__What the task requires__:
Reproduce the listing word for word, leaving every picture behind.

"""

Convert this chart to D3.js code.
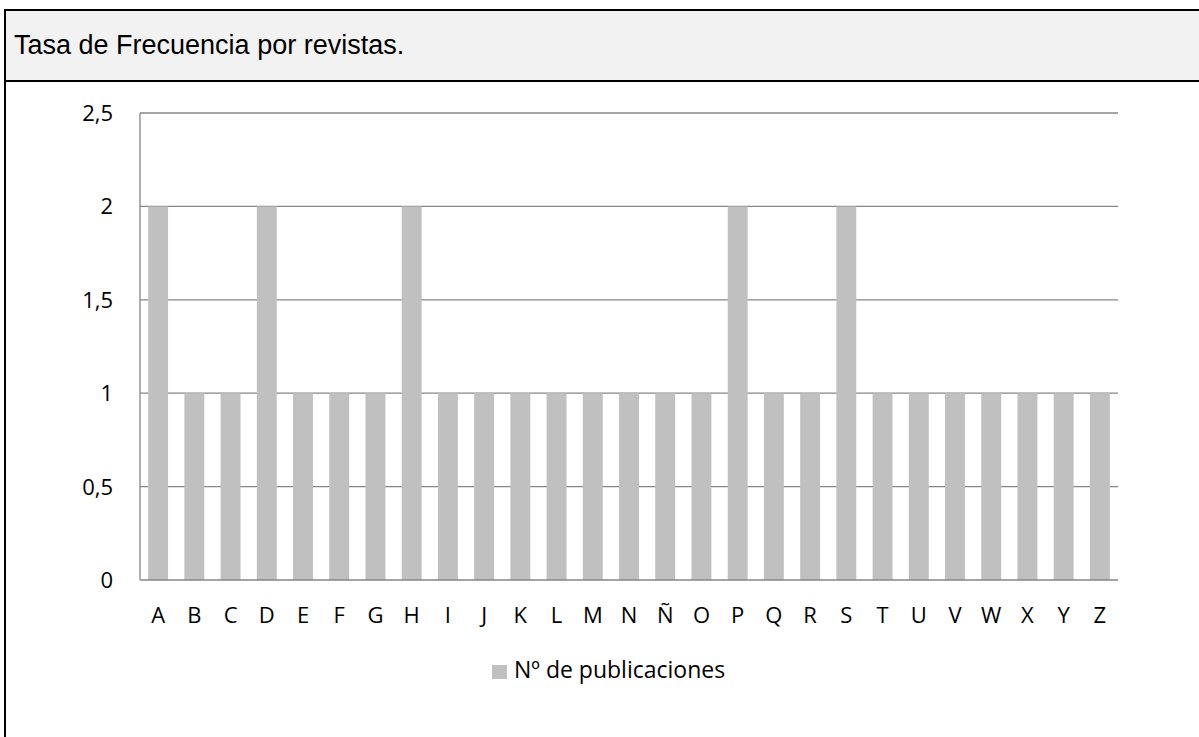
<!DOCTYPE html>
<html><head><meta charset="utf-8">
<script src="https://cdn.jsdelivr.net/npm/d3@7"></script>
<style>body{margin:0;background:#fff}svg{display:block}</style>
</head><body>
<svg id="c" width="1199" height="737"></svg>
<script>
const categories = ["A","B","C","D","E","F","G","H","I","J","K","L","M","N","Ñ","O","P","Q","R","S","T","U","V","W","X","Y","Z"];
const values = [2,1,1,2,1,1,1,2,1,1,1,1,1,1,1,1,2,1,1,2,1,1,1,1,1,1,1];
const yTicks = [0,0.5,1,1.5,2,2.5];
const seriesName = "Nº de publicaciones";
const title = "Tasa de Frecuencia por revistas.";

const svg = d3.select("#c");
// outer frame
svg.append("rect").attr("x",5).attr("y",10).attr("width",1210).attr("height",740)
  .attr("fill","#fff").attr("stroke","#000").attr("stroke-width",2);
svg.append("rect").attr("x",5).attr("y",10).attr("width",1210).attr("height",71)
  .attr("fill","#f2f2f2").attr("stroke","#000").attr("stroke-width",2);
svg.append("text").attr("x",14).attr("y",54).text(title)
  .attr("font-family","Liberation Sans, Arial").attr("font-size",27).attr("fill","#000");

const L=140,R=1118,T=113,B=580;
const x = d3.scaleBand().domain(categories).range([L,R]).paddingInner(0.45).paddingOuter(0.225);
const y = d3.scaleLinear().domain([0,2.5]).range([B,T]);
const font = "Open Sans, Lato, sans-serif";

const g = svg.append("g");
g.selectAll("line.grid").data(yTicks.filter(d=>d>0)).join("line")
  .attr("x1",L).attr("x2",R).attr("y1",d=>y(d)).attr("y2",d=>y(d))
  .attr("stroke","#868686").attr("stroke-width",1.3);

g.selectAll("rect.bar").data(values).join("rect")
  .attr("x",(d,i)=>x(categories[i])).attr("width",x.bandwidth())
  .attr("y",d=>y(d)).attr("height",d=>y(0)-y(d)).attr("fill","#c0c0c0");

g.append("line").attr("x1",L).attr("x2",L).attr("y1",T).attr("y2",B).attr("stroke","#868686").attr("stroke-width",1.3);
g.append("line").attr("x1",L).attr("x2",R).attr("y1",B).attr("y2",B).attr("stroke","#868686").attr("stroke-width",1.3);

const fmt = d => String(d).replace(".",",");
g.selectAll("text.yl").data(yTicks).join("text")
  .attr("x",113).attr("y",d=>y(d)+8).attr("text-anchor","end")
  .attr("font-family",font).attr("font-size",22).text(fmt);
g.selectAll("text.xl").data(categories).join("text")
  .attr("x",d=>x(d)+x.bandwidth()/2).attr("y",623).attr("text-anchor","middle")
  .attr("font-family",font).attr("font-size",22).text(d=>d);

svg.append("rect").attr("x",492).attr("y",665).attr("width",15).attr("height",14).attr("fill","#c0c0c0");
svg.append("text").attr("x",514).attr("y",678).attr("font-family",font).attr("font-size",23).text(seriesName);
</script>
</body></html>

"""

__Reply to the exercise__:
Convert this chart to D3.js code.
<!DOCTYPE html>
<html><head><meta charset="utf-8">
<script src="https://cdn.jsdelivr.net/npm/d3@7"></script>
<style>body{margin:0;background:#fff}svg{display:block}</style>
</head><body>
<svg id="c" width="1199" height="737"></svg>
<script>
const categories = ["A","B","C","D","E","F","G","H","I","J","K","L","M","N","Ñ","O","P","Q","R","S","T","U","V","W","X","Y","Z"];
const values = [2,1,1,2,1,1,1,2,1,1,1,1,1,1,1,1,2,1,1,2,1,1,1,1,1,1,1];
const yTicks = [0,0.5,1,1.5,2,2.5];
const seriesName = "Nº de publicaciones";
const title = "Tasa de Frecuencia por revistas.";

const svg = d3.select("#c");
// outer frame
svg.append("rect").attr("x",5).attr("y",10).attr("width",1210).attr("height",740)
  .attr("fill","#fff").attr("stroke","#000").attr("stroke-width",2);
svg.append("rect").attr("x",5).attr("y",10).attr("width",1210).attr("height",71)
  .attr("fill","#f2f2f2").attr("stroke","#000").attr("stroke-width",2);
svg.append("text").attr("x",14).attr("y",54).text(title)
  .attr("font-family","Liberation Sans, Arial").attr("font-size",27).attr("fill","#000");

const L=140,R=1118,T=113,B=580;
const x = d3.scaleBand().domain(categories).range([L,R]).paddingInner(0.45).paddingOuter(0.225);
const y = d3.scaleLinear().domain([0,2.5]).range([B,T]);
const font = "Open Sans, Lato, sans-serif";

const g = svg.append("g");
g.selectAll("line.grid").data(yTicks.filter(d=>d>0)).join("line")
  .attr("x1",L).attr("x2",R).attr("y1",d=>y(d)).attr("y2",d=>y(d))
  .attr("stroke","#868686").attr("stroke-width",1.3);

g.selectAll("rect.bar").data(values).join("rect")
  .attr("x",(d,i)=>x(categories[i])).attr("width",x.bandwidth())
  .attr("y",d=>y(d)).attr("height",d=>y(0)-y(d)).attr("fill","#c0c0c0");

g.append("line").attr("x1",L).attr("x2",L).attr("y1",T).attr("y2",B).attr("stroke","#868686").attr("stroke-width",1.3);
g.append("line").attr("x1",L).attr("x2",R).attr("y1",B).attr("y2",B).attr("stroke","#868686").attr("stroke-width",1.3);

const fmt = d => String(d).replace(".",",");
g.selectAll("text.yl").data(yTicks).join("text")
  .attr("x",113).attr("y",d=>y(d)+8).attr("text-anchor","end")
  .attr("font-family",font).attr("font-size",22).text(fmt);
g.selectAll("text.xl").data(categories).join("text")
  .attr("x",d=>x(d)+x.bandwidth()/2).attr("y",623).attr("text-anchor","middle")
  .attr("font-family",font).attr("font-size",22).text(d=>d);

svg.append("rect").attr("x",492).attr("y",665).attr("width",15).attr("height",14).attr("fill","#c0c0c0");
svg.append("text").attr("x",514).attr("y",678).attr("font-family",font).attr("font-size",23).text(seriesName);
</script>
</body></html>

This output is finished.